What are the benefits of this approach?
- Makes behaviour intelligible to non-technical audiences: Talking about “confabulation” or “authority simulation” is more relatable than loss functions and logits.
- Creates a structured checklist, not just gut feel: Coherence, factuality, bias, tone, safety, consistency – DSM-style thinking nudges us to consider all of them, not just accuracy.
- Surfaces quirks that metrics may miss: Things like relentless positivity, grandiose tone, or oddly flat affect often show up in conversation before they show up in benchmarks.
- Supports before/after comparisons between models and versions: You can say: “Fewer confabulations, but more authoritative tone,” or “Better consistency, but more verbosity,” in language everyone understands.
- Encourages cross-disciplinary input: Psychologists and psychiatrists are trained to read language for underlying patterns.
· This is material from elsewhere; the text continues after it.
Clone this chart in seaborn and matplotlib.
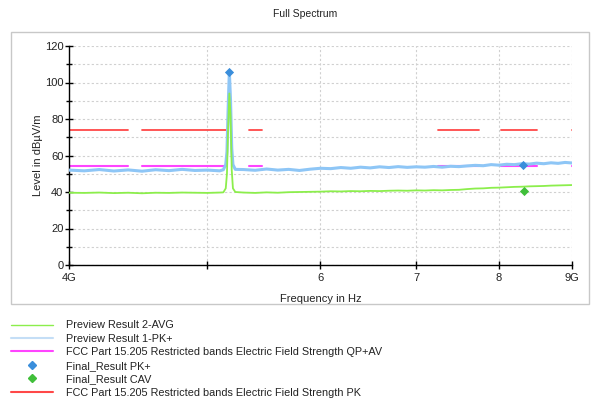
import numpy as np
import pandas as pd
import matplotlib
matplotlib.use("Agg")
import matplotlib.pyplot as plt
import matplotlib.ticker as mticker
from matplotlib.lines import Line2D
from matplotlib.patches import Rectangle
import seaborn as sns

# ---------------- data (GHz / dBuV/m) ----------------
trace_freq = [4.0, 4.1, 4.2, 4.3, 4.4, 4.5, 4.6, 4.7, 4.8, 4.9, 5.0, 5.1, 5.13,
              5.15, 5.16, 5.17, 5.18, 5.19, 5.20, 5.21, 5.23,
              5.3, 5.4, 5.5, 5.6, 5.7, 5.8, 5.9, 6.0, 6.1, 6.2, 6.3, 6.4, 6.5,
              6.6, 6.7, 6.8, 6.9, 7.0, 7.1, 7.2, 7.3, 7.4, 7.5, 7.6, 7.7, 7.8,
              7.9, 8.0, 8.1, 8.2, 8.3, 8.4, 8.5, 8.6, 8.7, 8.8, 8.9, 9.0]
pk_trace = [52.0, 51.6, 52.3, 51.5, 52.1, 51.4, 52.2, 51.7, 52.4, 51.8, 52.0, 51.6, 52.2,
            55.0, 62.0, 86.0, 106.0, 90.0, 64.0, 55.0, 52.4,
            52.3, 51.9, 52.6, 52.0, 52.4, 51.8, 52.5, 53.0, 52.8, 53.4, 53.0, 53.6, 53.2,
            53.8, 53.4, 53.9, 53.5, 53.8, 53.6, 54.0, 53.6, 54.1, 53.9, 54.3, 54.6, 54.4,
            55.0, 54.7, 55.2, 55.0, 55.5, 55.3, 55.8, 55.5, 56.0, 55.7, 56.2, 55.9]
avg_trace = [39.6, 39.5, 39.7, 39.4, 39.6, 39.3, 39.6, 39.5, 39.7, 39.6, 39.5, 39.7, 39.8,
             42.0, 50.0, 76.0, 94.0, 82.0, 52.0, 42.0, 40.0,
             39.7, 39.5, 39.8, 39.6, 39.9, 40.0, 40.1, 40.2, 40.4, 40.3, 40.5, 40.4, 40.6,
             40.5, 40.7, 40.8, 40.7, 40.9, 40.8, 41.0, 40.9, 41.1, 41.2, 41.6, 41.9, 42.0,
             42.3, 42.4, 42.6, 42.8, 42.9, 43.1, 43.2, 43.3, 43.5, 43.6, 43.7, 43.8]

band_start = [4.0, 4.5, 5.35, 7.25, 8.025, 9.0]
band_stop = [4.4, 5.15, 5.46, 7.75, 8.5, 9.2]
limit_pk = 74.0
limit_av = 54.0

final_pk_freq = [5.18, 8.32]
final_pk_level = [106.0, 54.6]
final_cav_freq = [8.33]
final_cav_level = [40.8]

xtick_vals = [4, 5, 6, 7, 8, 9]
xtick_labels = ["4G", "", "6", "7", "8", "9G"]

# ---------------- build tables ----------------
G = 1e9
df_pk = pd.DataFrame({"f": np.array(trace_freq) * G, "lvl": pk_trace})
df_av = pd.DataFrame({"f": np.array(trace_freq) * G, "lvl": avg_trace})
lim_rows = []
for i, (a, b) in enumerate(zip(band_start, band_stop)):
    lim_rows.append({"band": i, "f": a * G, "pk": limit_pk, "av": limit_av})
    lim_rows.append({"band": i, "f": b * G, "pk": limit_pk, "av": limit_av})
df_lim = pd.DataFrame(lim_rows)
df_fpk = pd.DataFrame({"f": np.array(final_pk_freq) * G, "lvl": final_pk_level})
df_fcav = pd.DataFrame({"f": np.array(final_cav_freq) * G, "lvl": final_cav_level})

# ---------------- style ----------------
sns.set_theme(style="white")
plt.rcParams["font.family"] = ["Liberation Sans", "DejaVu Sans"]
plt.rcParams["font.size"] = 8

C_BLUE = "#8ec6f6"
C_GREEN = "#8cee4c"
C_RED = "#ff4848"
C_MAG = "#ff44ff"
C_MPK = "#3a8edb"
C_MCAV = "#40bf3a"

fig = plt.figure(figsize=(5.92, 4.03), dpi=100)
fig.patch.set_facecolor("white")

# outer frame
fig.patches.append(Rectangle((11 / 592, 1 - 304 / 403), 578 / 592, 272 / 403,
                             transform=fig.transFigure, fill=False,
                             edgecolor="#c8c8c8", linewidth=1.0, zorder=0))

ax = fig.add_axes([69 / 592, 1 - 265 / 403, 503 / 592, 219 / 403])
ax.set_xscale("log")

sns.lineplot(data=df_pk, x="f", y="lvl", ax=ax, color=C_BLUE, linewidth=2.2,
             estimator=None, legend=False, zorder=3)
sns.lineplot(data=df_av, x="f", y="lvl", ax=ax, color=C_GREEN, linewidth=1.3,
             estimator=None, legend=False, zorder=4)
sns.lineplot(data=df_lim, x="f", y="av", units="band", ax=ax, color=C_MAG,
             linewidth=1.5, estimator=None, legend=False, zorder=2)
sns.lineplot(data=df_lim, x="f", y="pk", units="band", ax=ax, color=C_RED,
             linewidth=1.3, estimator=None, legend=False, zorder=2)
sns.scatterplot(data=df_fpk, x="f", y="lvl", ax=ax, color=C_MPK, marker="D",
                s=22, linewidth=0, legend=False, zorder=6)
sns.scatterplot(data=df_fcav, x="f", y="lvl", ax=ax, color=C_MCAV, marker="D",
                s=22, linewidth=0, legend=False, zorder=6)

ax.set_xlim(4 * G, 9 * G)
ax.set_ylim(0, 120)
ax.xaxis.set_major_locator(mticker.FixedLocator([v * G for v in xtick_vals]))
ax.xaxis.set_major_formatter(mticker.FixedFormatter(xtick_labels))
ax.xaxis.set_minor_locator(mticker.NullLocator())
ax.yaxis.set_major_locator(mticker.MultipleLocator(20))
ax.yaxis.set_minor_locator(mticker.MultipleLocator(10))

ax.grid(True, which="major", axis="x", color="#d0d0d0", linestyle=(0, (2, 2)), linewidth=0.8)
ax.grid(True, which="both", axis="y", color="#d0d0d0", linestyle=(0, (2, 2)), linewidth=0.8)
ax.set_axisbelow(True)

for s in ["top", "right"]:
    ax.spines[s].set_visible(False)
for s in ["left", "bottom"]:
    ax.spines[s].set_color("black")
    ax.spines[s].set_linewidth(1.0)

ax.tick_params(axis="both", which="major", direction="inout", length=6, width=1,
               color="black", labelsize=8, labelcolor="#222222", left=True, bottom=True)
ax.tick_params(axis="y", which="minor", direction="inout", length=4, width=1,
               color="black", left=True)
ax.tick_params(axis="x", pad=3)
ax.tick_params(axis="y", pad=1)

ax.set_xlabel("Frequency in Hz", fontsize=8, color="#222222", labelpad=8)
ax.set_ylabel("Level in dBµV/m", fontsize=8, color="#222222", labelpad=1)

fig.text(0.515, 1 - 14 / 403, "Full Spectrum", ha="center", va="center",
         fontsize=7.5, color="#222222")

handles = [
    Line2D([], [], color=C_GREEN, linewidth=1.0),
    Line2D([], [], color="#c4def6", linewidth=1.5),
    Line2D([], [], color=C_MAG, linewidth=1.5),
    Line2D([], [], color=C_MPK, marker="D", markersize=4, linestyle="none"),
    Line2D([], [], color=C_MCAV, marker="D", markersize=4, linestyle="none"),
    Line2D([], [], color=C_RED, linewidth=1.5),
]
labels = [
    "Preview Result 2-AVG",
    "Preview Result 1-PK+",
    "FCC Part 15.205 Restricted bands Electric Field Strength QP+AV",
    "Final_Result PK+",
    "Final_Result CAV",
    "FCC Part 15.205 Restricted bands Electric Field Strength PK",
]
leg = fig.legend(handles, labels, loc="upper left",
                 bbox_to_anchor=(7 / 592, 1 - 316 / 403), frameon=False,
                 fontsize=7.8, handlelength=3.8, handletextpad=1.2,
                 labelspacing=0.32, borderaxespad=0, borderpad=0.4)
for t in leg.get_texts():
    t.set_color("#222222")

fig.savefig("out.png", dpi=100, facecolor="white")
Inviting them into AI evaluation broadens the toolkit beyond pure engineering.
- Connects technical behaviour to ethical and governance questions: It becomes easier to talk with boards, regulators, and staff about where an LLM is over-confident, biased, or misleading and what to do about it.
- Helps organisations think about “model personality”: Even metaphorically, describing a model’s default style (highly agreeable, risk-tolerant, blunt, cautious) helps decide where and how to deploy it.
What are the limitations of this approach?
- It’s always anthropomorphic and metaphorical: LLMs don’t have minds, feelings, or psychopathology. We must be clear that we’re using human concepts as lenses, not literal diagnoses.
- Easy to over-stretch or misuse clinical language: Terms like “delusion” or “schizophrenia” have specific meanings in human contexts. Using them loosely for AI risks both confusion and stigma.
- Self-evaluation by the model is fragile: Using an LLM to “diagnose” its own output introduces shared blind spots and self-favouring bias. Human oversight (or at least diverse models) still matters.
- Not a replacement for technical and safety evaluation: You still need hard metrics, test suites, red-teaming, and domain-specific checks. The DSM-style view is a qualitative layer on top, not a silver bullet.
- Highly context- and prompt-dependent: Change the instructions and you can change the apparent “symptoms.” Any assessment needs to be explicit about the scenario you’re evaluating.
- Risk of turning into a gimmick: Without clear operational definitions, what you actually mean by “confabulation,” “authority simulation,” “flattened affect”, this can devolve into clever language rather than useful insight.
Conclusion
Using DSM-5 and related psychological frameworks to assess LLM behaviour is not about diagnosing machines as if they were people. It’s about stealing the best bits of human assessment practice – structure, language, pattern recognition – and applying them to systems that are otherwise too big and opaque to reason about directly.
Done thoughtfully, this approach:
- Gives us a human-readable report card on how a model behaves.
- Highlights not just whether answers are right, but how they show up – confident, biased, cautious, sycophantic, authoritative.
- Brings together multiple disciplines – AI, psychology, ethics, governance – to look at the same behaviour from different angles.
But we need to keep two things front and centre:
- It’s one data point, not the whole picture: Use it alongside quantitative evaluation, safety testing, and domain expertise.
- It’s metaphor, not mind-reading: These are helpful analogies for behaviour, not evidence that an LLM has a psyche.
If we hold those boundaries, this kind of “AI psychology” can be a powerful way to talk about LLMs in human terms – without forgetting that, under the hood, we’re still dealing with probabilities, not people.